I am having a great time teaching a study plan based upon  a combination of how I think we naturally learn and basic old school hermeneutical methods. My thought is that very few of us think like old school theologians. Not that I have a problem with what they come up with it's just that not many of us think that way. It's just like most educational systems are actually only designed for a very small group of people (in my opinion). The rest of us have to just sort of muddle our way through trying to figure out what we are supposed to learn and what the teacher/professor is trying to say and how they want us to communicate to them what we think we learned. 

That said, I have broken down a process that takes advantage of the way most people naturally learn. The first thing we do is connect to what ever we are reading. We are reminded of things we read, we did, or we heard about (or saw like a TV show or movie). For example last week we studied 1 Thessalonians 4:13-18. 
13But we do not want you to be uninformed, brothers, about those who are asleep, that you may not grieve as others do who have no hope. 14For since we believe that Jesus died and rose again, even so, through Jesus, God will bring with him those who have fallen asleep. 15For this we declare to you by a word from the Lord,d that we who are alive, who are left until the coming of the Lord, will not precede those who have fallen asleep. 16For the Lord himself will descend from heaven with a cry of command, with the voice of an archangel, and with the sound of the trumpet of God. And the dead in Christ will rise first.17Then we who are alive, who are left, will be caught up together with them in the clouds to meet the Lord in the air, and so we will always be with the Lord. 18Therefore encourage one another with these words.

When I read these verses verse 17 Reminds me of John 14:2, My Father’s house has many rooms; if that were not so, would I have told you that I am going to prepare a place for you. 
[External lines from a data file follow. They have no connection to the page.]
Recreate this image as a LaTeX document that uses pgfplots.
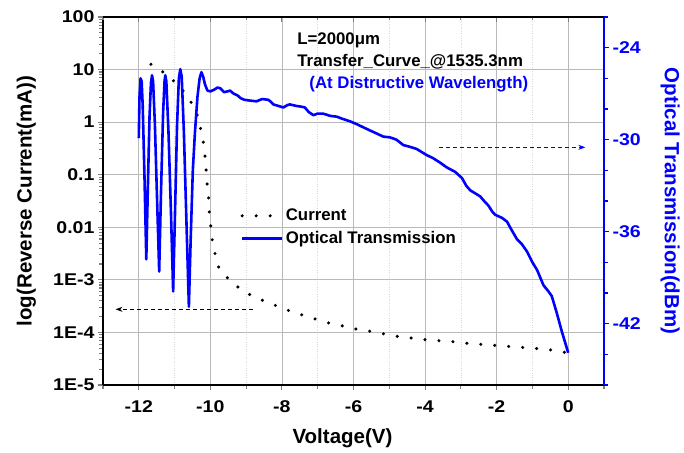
\documentclass[border=0pt]{standalone}
\usepackage{pgfplots}
\pgfplotsset{compat=1.18}
\usepackage{fontspec}
\setmainfont{Liberation Sans}
\newfontfamily\tickfont{Liberation Sans}[FakeStretch=1.15]
\usetikzlibrary{arrows.meta}

\newcommand{\ticksize}{\tickfont\bfseries\fontsize{17bp}{20bp}\selectfont}
\newcommand{\labsize}{\bfseries\fontsize{20.5bp}{24bp}\selectfont}
\newcommand{\txtsize}{\bfseries\fontsize{16.8bp}{20bp}\selectfont}

\pgfplotsset{
  base/.style={scale only axis, width=501bp, height=368bp,
    xmin=-13, xmax=1,
    tick align=outside, major tick length=5bp, minor tick length=3.5bp,
    every tick/.append style={line width=1.1bp},
    /pgf/number format/assume math mode=true,
    tick label style={font=\ticksize},
    axis line style={line width=1.4bp},
    clip mode=individual},
}

\begin{document}
\begin{tikzpicture}
% left axis: current, log scale
\begin{axis}[base, ymode=log, ymin=1e-5, ymax=100,
  axis x line*=bottom, axis y line*=left,
  xtick={-12,-10,...,0}, minor xtick={-13,-11,...,1},
  xticklabel style={yshift=-7bp},
  ytick={1e-5,1e-4,1e-3,1e-2,1e-1,1,10,100},
  yticklabels={1E-5,1E-4,1E-3,0.01,0.1,1,10,100},
  minor ytick={0.00002,0.00003,0.00004,0.00005,0.00006,0.00007,0.00008,0.00009,
               0.0002,0.0003,0.0004,0.0005,0.0006,0.0007,0.0008,0.0009,
               0.002,0.003,0.004,0.005,0.006,0.007,0.008,0.009,
               0.02,0.03,0.04,0.05,0.06,0.07,0.08,0.09,
               0.2,0.3,0.4,0.5,0.6,0.7,0.8,0.9,
               2,3,4,5,6,7,8,9, 20,30,40,50,60,70,80,90},
  xmajorgrids, xminorgrids, ymajorgrids,
  major grid style={gray!55, line width=0.8bp},
  minor grid style={gray!30, dotted, line width=0.6bp},
  xlabel={Voltage(V)}, ylabel={log(Reverse Current(mA))},
  xlabel style={font=\labsize, at={(axis description cs:0.478,-0.160)}, anchor=base},
  ylabel style={font=\labsize, at={(axis description cs:-0.153,0.5)}, anchor=center},
  legend style={at={(0.274,0.489)}, anchor=north west, draw=none, fill=none,
    font=\txtsize, row sep=5bp, inner xsep=0pt},
  legend cell align=left,
  legend image code/.code={\draw[#1] (0bp,0bp) -- (40bp,0bp);},
]
\coordinate (O) at (rel axis cs:0,0);
\addplot[black, line width=3.4bp, line cap=round, dash pattern=on 0bp off 14bp]
coordinates {
(-11.66,12.6)(-11.27,8.5)(-10.87,4.9)(-10.58,2.7)(-10.38,1.48)(-10.28,0.79)
(-10.20,0.437)(-10.15,0.229)(-10.12,0.126)(-10.09,0.0676)(-10.05,0.0372)
(-10.03,0.0195)(-9.99,0.0107)(-9.95,0.00589)(-9.87,0.00316)(-9.76,0.00166)
(-9.43,0.000933)(-9.05,0.000589)(-8.65,0.000437)(-8.24,0.000339)(-7.87,0.000269)
(-7.47,0.000219)(-7.09,0.000182)(-6.69,0.000151)(-6.29,0.000132)(-5.90,0.000115)
(-5.52,0.000105)(-5.13,9.33e-5)(-4.74,8.32e-5)(-4.34,7.76e-5)(-3.94,7.24e-5)
(-3.55,6.92e-5)(-3.16,6.61e-5)(-2.77,6.17e-5)(-2.38,5.89e-5)(-1.99,5.62e-5)
(-1.59,5.37e-5)(-1.20,5.13e-5)(-0.81,4.9e-5)(-0.40,4.57e-5)(0,4.07e-5)
};
\addlegendentry{Current}
\addlegendimage{blue, line width=2.6bp}
\addlegendentry{Optical Transmission}
\draw[black, line width=0.9bp, dash pattern=on 4bp off 3bp, -{Stealth[length=7bp,width=5bp]}]
  (axis cs:-8.82,2.75e-4) -- (axis cs:-12.65,2.75e-4);
\node[anchor=base west, font=\txtsize] at (rel axis cs:0.381,0.924) {L=2000μm};
\node[anchor=base west, font=\txtsize] at (rel axis cs:0.381,0.865) {Transfer\_Curve\_@1535.3nm};
\node[anchor=base west, font=\txtsize, text=blue] at (rel axis cs:0.405,0.807) {(At Distructive Wavelength)};
\end{axis}
% top frame with inner ticks
\begin{axis}[base, ymin=0, ymax=1, axis x line*=top, hide y axis, tick align=inside,
  xtick={-12,-10,...,0}, minor xtick={-13,-11,...,1}, xticklabels={}]
\end{axis}
% right axis: optical transmission
\begin{axis}[base, ymin=-46, ymax=-22, axis y line*=right, hide x axis,
  ytick={-42,-36,-30,-24}, minor ytick={-46,-44,...,-22},
  y axis line style={blue}, every tick/.append style={blue},
  yticklabel style={text=blue},
  ylabel={Optical Transmission(dBm)},
  ylabel style={font=\labsize, text=blue, at={(axis description cs:1.132,0.5)}, rotate=180, anchor=center},
]
\addplot[blue, line width=2.6bp, line join=round] coordinates {
(-12.00,-29.9)(-11.98,-27.2)(-11.95,-26.0)(-11.92,-26.2)(-11.89,-27.8)(-11.84,-32.5)
(-11.79,-37.8)(-11.75,-33.5)(-11.70,-28.5)(-11.66,-26.3)(-11.63,-25.8)(-11.60,-26.2)
(-11.55,-29.0)(-11.49,-33.8)(-11.43,-38.6)(-11.38,-33.5)(-11.32,-28.2)(-11.28,-26.2)
(-11.26,-25.8)(-11.23,-26.2)(-11.17,-29.5)(-11.10,-34.8)(-11.04,-39.9)(-10.99,-35.0)
(-10.93,-29.0)(-10.88,-26.0)(-10.84,-25.4)(-10.80,-25.9)(-10.74,-29.5)(-10.67,-35.2)
(-10.60,-40.9)(-10.55,-36.5)(-10.49,-32.0)(-10.43,-29.5)(-10.36,-27.2)(-10.30,-26.0)
(-10.25,-25.6)(-10.20,-25.9)(-10.15,-26.4)(-10.08,-26.8)(-10.00,-26.85)(-9.90,-26.75)
(-9.80,-26.6)(-9.72,-26.65)(-9.62,-26.9)(-9.52,-26.85)(-9.45,-26.8)(-9.35,-27.0)
(-9.25,-27.1)(-9.15,-27.3)(-9.05,-27.4)(-8.90,-27.45)(-8.71,-27.5)(-8.55,-27.35)
(-8.38,-27.4)(-8.30,-27.55)(-8.24,-27.7)(-8.10,-27.8)(-7.96,-27.9)(-7.85,-27.75)
(-7.78,-27.7)(-7.60,-27.8)(-7.45,-27.85)(-7.36,-27.9)(-7.25,-28.2)(-7.12,-28.4)
(-7.00,-28.3)(-6.85,-28.3)(-6.65,-28.45)(-6.47,-28.5)(-6.30,-28.65)(-6.10,-28.8)
(-5.90,-29.0)(-5.72,-29.2)(-5.54,-29.4)(-5.35,-29.6)(-5.17,-29.8)(-4.98,-29.85)
(-4.80,-30.0)(-4.61,-30.35)(-4.45,-30.45)(-4.24,-30.6)(-4.10,-30.8)(-3.96,-31.0)
(-3.78,-31.2)(-3.58,-31.5)(-3.40,-31.8)(-3.16,-32.1)(-2.97,-32.5)(-2.85,-33.0)
(-2.74,-33.3)(-2.60,-33.5)(-2.46,-33.7)(-2.35,-34.0)(-2.23,-34.3)(-2.12,-34.7)
(-2.04,-34.9)(-1.85,-35.1)(-1.71,-35.35)(-1.58,-35.9)(-1.43,-36.5)(-1.30,-36.8)
(-1.15,-37.3)(-1.00,-38.0)(-0.87,-38.5)(-0.69,-39.5)(-0.55,-39.9)(-0.46,-40.2)
(-0.32,-41.3)(-0.18,-42.5)(0,-43.9)
};
\draw[blue, line width=0.9bp, dash pattern=on 4bp off 3bp, -{Stealth[length=7bp,width=5bp]}]
  (axis cs:-3.60,-30.5) -- (axis cs:0.48,-30.5);
\end{axis}
\pgfresetboundingbox
\path ([shift={(-103bp,-68bp)}]O) rectangle ([shift={(581bp,385bp)}]O);
\end{tikzpicture}
\end{document}
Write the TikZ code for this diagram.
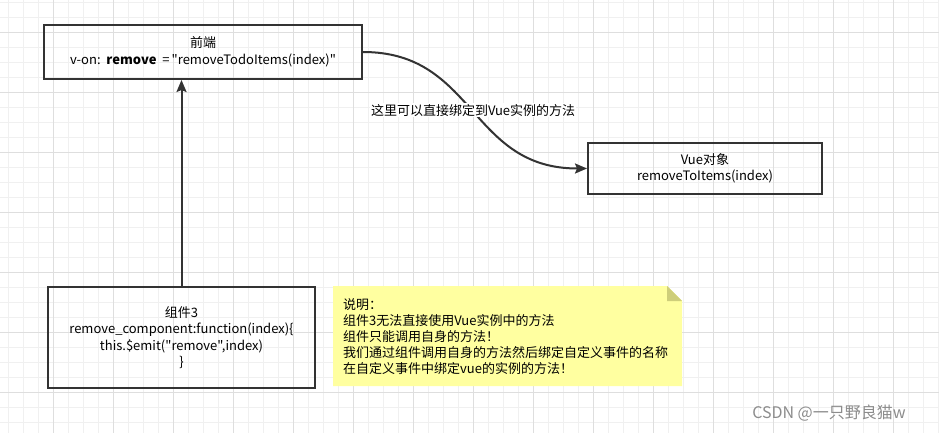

The whole section reminds me of the world today in that I have heard many different views about what happens to people when the die. From when you die you die and no longer exist to when you die you become one with the cosmos. 

But Paul wants us to know, to be assured that death, as a Christian, is more like falling asleep. In that we have hope because we will meet the Lord and those who have already fallen asleep in him. The truth that we will be with the Lord forever, with every tear wiped away and knowing fullness and completeness, being how we were created to be is real hope, real encouragement.